The forint got additional support from the closing of short government bond positions, even as the Hungarian central bank is expected to reaffirm its loose policy stance on Tuesday.
Primary dealers were informed by the government debt management agency that it would not hold its regular bi-weekly bond tender this week, one Budapest fixed income trader said.
AKK confirmed that to Reuters.
Hungarian bond yields fell 4-6 basis points from Friday's fixing along the curve.
Interest rates in Poland are likely to stay unchanged by the end of 2019, rate setter Kamil Zubelewicz was quoted as saying by the daily Parkiet.

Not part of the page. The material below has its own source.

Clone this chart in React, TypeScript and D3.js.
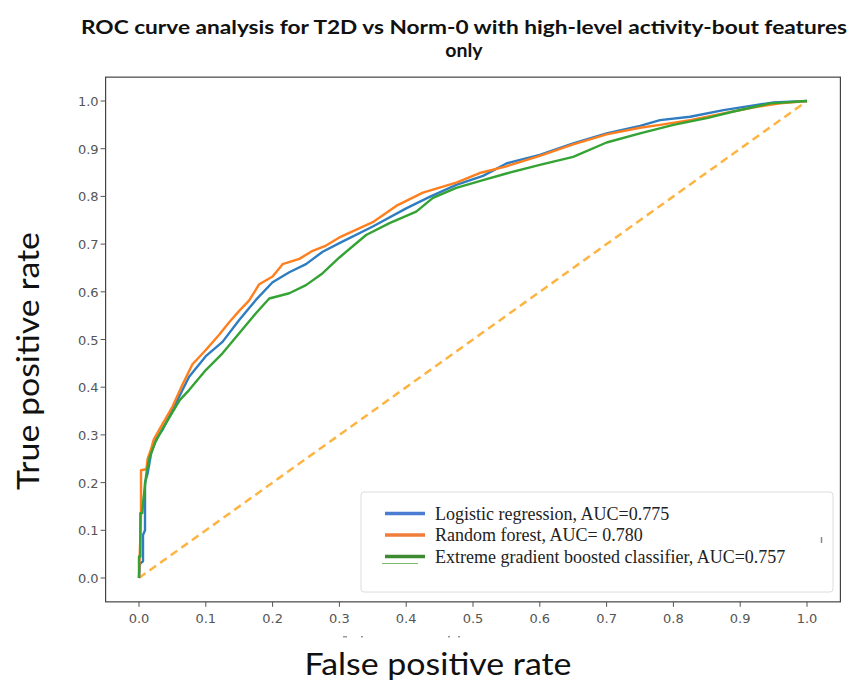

The zloty firmed 0.1 percent. The Romanian leu gained a quarter or a percent.
Corporate wages in Poland surged 6.5 percent in November from a year earlier, data showed on Monday, although that was below analysts' forecast of 7.1 percent.
The European Commission on Wednesday may trigger a so-called "Article 7" procedure against Warsaw over Poland's planned overhaul of its judiciary.
That would bring Poland one step closer to losing its voting right in the EU, but any financial consequence remained a remote risk, BZ WBK analysts said in a note.
The dinar was briefly bid at 4-week highs at 118.5 against the euro on Monday, after Fitch and Standard & Poor's upgraded Serbia's credit rating late on Friday.
By late trade, the dinar had retreated to 118.8, down 0.1 percent from Friday.
The rating upgrades should nudge Serbia's central bank towards cutting the region's highest interest rates further, the bank's former governor, Dejan Soskic, told the N1 television channel.
"Another and perhaps more important factor was payment of VAT by companies which was on Friday and that boosted demand for the dinar," one Belgrade-based dealer said.
In equity markets, a 4 percent jump in Polish copper producer KGHM helped Warsaw's blue-chip index rise by more than one percent. In Budapest, drugmaker Richter gained 2.3 percent after good drug trial results.